Maserati Ghibli
has been sprung online ahead of a planned Shanghai show unveiling and suddenly makes those granny pants German saloons look worryingly generic and unsexy. Because, let's face it, who wants a 5 Series, an A6 or an E-Class when you could have one of these instead?
Based on Quattroporte but smaller and sportier
Only Jaguar's XF stands a chance of matching the Ghibli in the slinkiness stakes, the cut-down Quattroporte looks reflecting the mechanical underpinnings beneath but successfully bringing a new sense of glamour to generally conservative market sector. If you need to swot up on why Maserati matters check out
this timeline here
from an earlier Time For Tea? story.
Autocar is reporting that the Ghibli will be powered by V6 diesel and petrol motors, the latter in two states of tune with the higher of the two pushing out over 400hp. Which it'll need to go head to head with the facelifted, twin-turbo V6 Panamera, which will deliver 420hp and 383lb ft in higher spec S tune.
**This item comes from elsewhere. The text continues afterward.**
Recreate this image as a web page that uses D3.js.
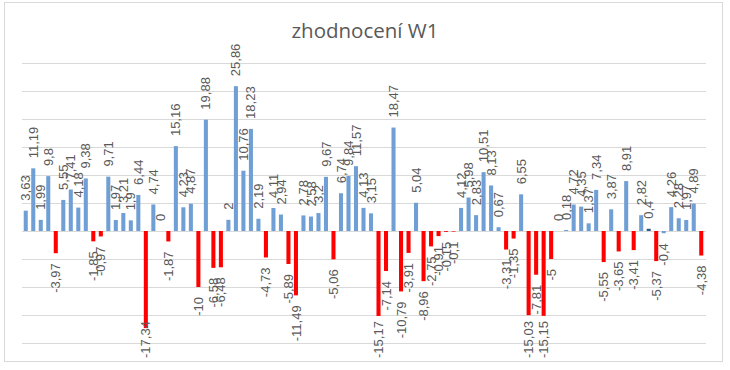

As has already been widely reported, Maserati has confirmed ambitious targets of selling over 50,000 cars a year by 2015. Unveiling the car in China reveals where it expects the bulk of that extra volume to come from, the launch earlier in the year of the new Quattroporte on which the Ghibli will be based setting "the high-technology tone for Maserati's upcoming range of new-models" according to Maserati.
Lashings of standard leather for the cabin
That includes the all-new engine family, which in the Quattroporte will include a 530hp 3.8-litre V8 and the 3.0-litre V6 that will form the heart of the Ghibli range. Maserati claims the twin-turbo, direct injection family as its own, the fact the motors will be built by Ferrari just adding to the cachet the brand hopes to use to further its claim to markets where luxury brands rule supreme. Expect the all-conquering ZF eight-speed auto to put the power down through a choice of Q4 four-wheel or regular rear-wheel drive drivetrains.
Prices are to be confirmed but reckoned to kick off below £50,000. Still want that 5 Series?